• WRITTEN EXERCISE
Return all lines below containing the word "page".

• STORED DATA

..............................

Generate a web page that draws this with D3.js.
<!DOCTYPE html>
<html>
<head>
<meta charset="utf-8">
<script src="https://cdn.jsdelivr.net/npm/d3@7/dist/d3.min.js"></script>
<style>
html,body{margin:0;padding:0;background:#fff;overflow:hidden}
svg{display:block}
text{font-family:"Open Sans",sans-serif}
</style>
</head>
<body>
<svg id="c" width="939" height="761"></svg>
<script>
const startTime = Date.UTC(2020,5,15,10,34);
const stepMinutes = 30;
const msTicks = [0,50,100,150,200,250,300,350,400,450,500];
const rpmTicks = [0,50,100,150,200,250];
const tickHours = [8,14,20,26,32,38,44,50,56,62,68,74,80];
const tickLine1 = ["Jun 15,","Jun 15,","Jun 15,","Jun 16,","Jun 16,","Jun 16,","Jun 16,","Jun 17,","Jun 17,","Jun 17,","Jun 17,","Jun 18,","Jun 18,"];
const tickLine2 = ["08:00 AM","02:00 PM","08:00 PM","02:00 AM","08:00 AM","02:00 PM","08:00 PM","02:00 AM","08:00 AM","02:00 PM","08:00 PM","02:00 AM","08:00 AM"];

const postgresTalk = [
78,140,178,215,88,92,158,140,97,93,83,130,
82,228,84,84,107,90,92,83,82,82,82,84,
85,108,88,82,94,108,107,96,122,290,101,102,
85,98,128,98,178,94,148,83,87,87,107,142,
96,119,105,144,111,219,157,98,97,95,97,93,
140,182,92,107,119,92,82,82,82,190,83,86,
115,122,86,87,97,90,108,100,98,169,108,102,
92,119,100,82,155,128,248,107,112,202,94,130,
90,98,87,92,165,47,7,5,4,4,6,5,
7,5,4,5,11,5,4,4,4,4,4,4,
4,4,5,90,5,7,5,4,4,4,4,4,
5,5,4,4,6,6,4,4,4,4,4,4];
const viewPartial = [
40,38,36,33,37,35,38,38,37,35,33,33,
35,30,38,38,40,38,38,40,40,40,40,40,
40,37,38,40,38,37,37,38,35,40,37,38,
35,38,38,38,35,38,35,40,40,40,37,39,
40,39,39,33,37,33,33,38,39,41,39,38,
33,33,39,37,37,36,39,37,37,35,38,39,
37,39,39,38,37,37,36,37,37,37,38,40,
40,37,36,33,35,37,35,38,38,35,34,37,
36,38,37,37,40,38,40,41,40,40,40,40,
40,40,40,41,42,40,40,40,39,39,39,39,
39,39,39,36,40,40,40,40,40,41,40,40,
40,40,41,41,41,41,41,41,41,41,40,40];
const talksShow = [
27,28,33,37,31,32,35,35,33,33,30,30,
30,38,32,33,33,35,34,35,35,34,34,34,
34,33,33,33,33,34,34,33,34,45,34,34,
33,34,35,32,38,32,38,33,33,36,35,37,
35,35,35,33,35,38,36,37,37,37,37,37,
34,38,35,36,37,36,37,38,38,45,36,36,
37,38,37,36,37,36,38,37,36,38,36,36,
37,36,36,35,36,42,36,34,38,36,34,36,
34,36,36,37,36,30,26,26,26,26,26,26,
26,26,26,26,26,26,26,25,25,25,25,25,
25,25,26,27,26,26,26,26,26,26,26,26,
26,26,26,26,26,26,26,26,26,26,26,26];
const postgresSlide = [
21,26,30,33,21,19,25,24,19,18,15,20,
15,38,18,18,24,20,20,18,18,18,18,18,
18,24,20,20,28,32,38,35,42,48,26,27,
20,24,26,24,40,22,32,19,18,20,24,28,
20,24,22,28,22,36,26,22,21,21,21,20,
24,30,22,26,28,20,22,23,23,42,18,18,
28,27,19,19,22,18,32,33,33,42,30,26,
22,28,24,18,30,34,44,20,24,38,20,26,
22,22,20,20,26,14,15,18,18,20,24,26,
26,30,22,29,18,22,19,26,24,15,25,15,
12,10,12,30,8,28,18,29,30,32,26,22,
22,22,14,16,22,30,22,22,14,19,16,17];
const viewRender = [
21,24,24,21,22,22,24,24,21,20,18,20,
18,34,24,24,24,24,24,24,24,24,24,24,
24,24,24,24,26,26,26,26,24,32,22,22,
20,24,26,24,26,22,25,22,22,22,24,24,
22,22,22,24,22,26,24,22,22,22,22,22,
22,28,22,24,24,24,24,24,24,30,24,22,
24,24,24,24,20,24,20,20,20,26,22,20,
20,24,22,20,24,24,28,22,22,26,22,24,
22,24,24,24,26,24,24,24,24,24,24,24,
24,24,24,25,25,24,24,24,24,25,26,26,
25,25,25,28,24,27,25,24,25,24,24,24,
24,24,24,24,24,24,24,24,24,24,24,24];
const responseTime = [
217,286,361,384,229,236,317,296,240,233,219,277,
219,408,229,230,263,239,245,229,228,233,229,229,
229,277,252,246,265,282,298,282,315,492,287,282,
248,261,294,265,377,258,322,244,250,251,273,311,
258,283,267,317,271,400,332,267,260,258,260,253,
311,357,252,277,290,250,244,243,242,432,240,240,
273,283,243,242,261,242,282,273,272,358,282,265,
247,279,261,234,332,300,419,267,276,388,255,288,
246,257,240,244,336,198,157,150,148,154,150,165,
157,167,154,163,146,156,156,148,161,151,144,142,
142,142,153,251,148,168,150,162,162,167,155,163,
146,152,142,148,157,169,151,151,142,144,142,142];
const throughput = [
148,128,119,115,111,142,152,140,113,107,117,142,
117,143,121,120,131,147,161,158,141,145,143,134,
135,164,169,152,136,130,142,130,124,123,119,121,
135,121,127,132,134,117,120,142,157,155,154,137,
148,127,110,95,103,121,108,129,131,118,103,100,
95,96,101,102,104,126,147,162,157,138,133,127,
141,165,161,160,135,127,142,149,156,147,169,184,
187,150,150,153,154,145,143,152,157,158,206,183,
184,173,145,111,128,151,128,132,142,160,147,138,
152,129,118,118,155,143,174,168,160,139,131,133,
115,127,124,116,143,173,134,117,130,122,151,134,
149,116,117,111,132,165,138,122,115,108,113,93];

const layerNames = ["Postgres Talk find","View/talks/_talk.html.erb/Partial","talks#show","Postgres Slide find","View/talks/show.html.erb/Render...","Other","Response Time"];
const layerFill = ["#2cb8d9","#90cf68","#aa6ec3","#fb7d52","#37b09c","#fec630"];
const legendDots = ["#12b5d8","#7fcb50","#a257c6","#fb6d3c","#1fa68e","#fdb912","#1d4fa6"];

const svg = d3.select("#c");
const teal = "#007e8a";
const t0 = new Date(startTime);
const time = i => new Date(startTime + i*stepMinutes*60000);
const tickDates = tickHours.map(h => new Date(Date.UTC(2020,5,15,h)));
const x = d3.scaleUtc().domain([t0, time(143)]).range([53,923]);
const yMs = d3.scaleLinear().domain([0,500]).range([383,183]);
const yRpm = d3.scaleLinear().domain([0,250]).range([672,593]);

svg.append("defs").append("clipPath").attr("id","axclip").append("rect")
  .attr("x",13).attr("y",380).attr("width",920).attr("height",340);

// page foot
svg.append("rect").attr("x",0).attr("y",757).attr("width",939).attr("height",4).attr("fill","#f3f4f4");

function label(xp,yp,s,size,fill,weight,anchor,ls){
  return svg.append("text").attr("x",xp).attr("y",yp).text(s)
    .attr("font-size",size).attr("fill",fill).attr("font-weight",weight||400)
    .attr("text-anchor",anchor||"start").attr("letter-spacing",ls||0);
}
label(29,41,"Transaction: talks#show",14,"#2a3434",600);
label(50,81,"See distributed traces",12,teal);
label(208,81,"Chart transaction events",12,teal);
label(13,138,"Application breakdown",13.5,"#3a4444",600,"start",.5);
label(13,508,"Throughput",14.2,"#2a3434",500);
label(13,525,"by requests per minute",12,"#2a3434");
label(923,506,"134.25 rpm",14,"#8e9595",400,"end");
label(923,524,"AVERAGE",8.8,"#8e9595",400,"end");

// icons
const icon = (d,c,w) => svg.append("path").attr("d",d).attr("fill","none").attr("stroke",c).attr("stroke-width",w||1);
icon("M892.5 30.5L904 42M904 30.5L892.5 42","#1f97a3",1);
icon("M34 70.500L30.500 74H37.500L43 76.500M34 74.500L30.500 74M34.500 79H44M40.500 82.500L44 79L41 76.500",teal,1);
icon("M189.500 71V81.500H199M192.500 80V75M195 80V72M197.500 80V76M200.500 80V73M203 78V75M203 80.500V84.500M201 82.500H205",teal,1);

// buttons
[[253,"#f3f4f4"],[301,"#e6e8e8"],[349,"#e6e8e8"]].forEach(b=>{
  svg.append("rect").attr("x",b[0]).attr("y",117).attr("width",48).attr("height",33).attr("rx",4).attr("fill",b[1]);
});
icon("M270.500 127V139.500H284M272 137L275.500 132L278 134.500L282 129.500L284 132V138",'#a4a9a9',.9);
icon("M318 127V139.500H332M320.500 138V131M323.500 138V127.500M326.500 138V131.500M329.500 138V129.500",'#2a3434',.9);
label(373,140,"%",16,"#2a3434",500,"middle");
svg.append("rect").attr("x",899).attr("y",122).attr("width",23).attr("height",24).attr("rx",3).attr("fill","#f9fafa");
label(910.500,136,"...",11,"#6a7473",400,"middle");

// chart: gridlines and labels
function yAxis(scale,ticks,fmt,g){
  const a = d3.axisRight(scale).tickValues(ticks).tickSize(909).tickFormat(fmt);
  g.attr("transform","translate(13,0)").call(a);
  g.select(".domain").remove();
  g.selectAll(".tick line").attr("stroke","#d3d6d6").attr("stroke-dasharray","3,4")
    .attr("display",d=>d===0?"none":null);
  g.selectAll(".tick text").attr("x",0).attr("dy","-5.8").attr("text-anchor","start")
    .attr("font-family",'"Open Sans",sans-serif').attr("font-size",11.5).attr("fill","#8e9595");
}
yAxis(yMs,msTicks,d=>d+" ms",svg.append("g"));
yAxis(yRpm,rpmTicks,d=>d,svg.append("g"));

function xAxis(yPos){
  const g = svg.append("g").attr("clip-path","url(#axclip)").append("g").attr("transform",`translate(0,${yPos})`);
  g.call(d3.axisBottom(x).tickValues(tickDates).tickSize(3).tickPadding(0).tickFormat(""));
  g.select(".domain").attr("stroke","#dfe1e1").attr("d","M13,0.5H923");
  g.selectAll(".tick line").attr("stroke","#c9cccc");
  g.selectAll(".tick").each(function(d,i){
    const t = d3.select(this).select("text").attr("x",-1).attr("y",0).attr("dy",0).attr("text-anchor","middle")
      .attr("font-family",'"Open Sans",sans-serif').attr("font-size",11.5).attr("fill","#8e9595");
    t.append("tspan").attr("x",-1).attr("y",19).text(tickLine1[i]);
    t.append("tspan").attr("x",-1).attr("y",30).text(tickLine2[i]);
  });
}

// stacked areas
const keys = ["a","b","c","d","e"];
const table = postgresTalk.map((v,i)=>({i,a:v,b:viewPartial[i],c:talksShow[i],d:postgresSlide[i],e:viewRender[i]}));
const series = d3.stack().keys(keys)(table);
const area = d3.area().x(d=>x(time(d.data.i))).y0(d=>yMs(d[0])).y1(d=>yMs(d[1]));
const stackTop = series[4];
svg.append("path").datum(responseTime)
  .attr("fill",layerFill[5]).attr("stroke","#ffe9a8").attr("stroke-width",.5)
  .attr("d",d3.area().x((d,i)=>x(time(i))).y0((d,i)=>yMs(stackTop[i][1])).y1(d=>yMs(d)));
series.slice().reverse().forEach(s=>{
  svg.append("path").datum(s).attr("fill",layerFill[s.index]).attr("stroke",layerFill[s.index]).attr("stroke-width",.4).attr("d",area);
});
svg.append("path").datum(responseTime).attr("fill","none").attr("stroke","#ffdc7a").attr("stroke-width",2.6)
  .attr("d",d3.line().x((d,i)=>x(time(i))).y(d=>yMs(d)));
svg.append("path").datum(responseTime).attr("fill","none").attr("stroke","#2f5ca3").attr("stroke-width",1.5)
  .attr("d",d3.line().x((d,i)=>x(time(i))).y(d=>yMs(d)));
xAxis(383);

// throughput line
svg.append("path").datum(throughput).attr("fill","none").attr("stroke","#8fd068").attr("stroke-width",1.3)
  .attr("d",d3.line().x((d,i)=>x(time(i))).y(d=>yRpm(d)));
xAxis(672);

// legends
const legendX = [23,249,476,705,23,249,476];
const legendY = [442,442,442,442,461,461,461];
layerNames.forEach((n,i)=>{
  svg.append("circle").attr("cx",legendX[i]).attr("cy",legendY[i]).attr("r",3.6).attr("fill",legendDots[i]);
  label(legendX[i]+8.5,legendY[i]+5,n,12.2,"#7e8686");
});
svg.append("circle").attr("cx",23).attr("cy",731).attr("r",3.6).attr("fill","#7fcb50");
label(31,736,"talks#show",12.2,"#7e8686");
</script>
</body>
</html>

..............................

• EXERCISE SOLUTION
Generate a web page that draws this with D3.js.
// page foot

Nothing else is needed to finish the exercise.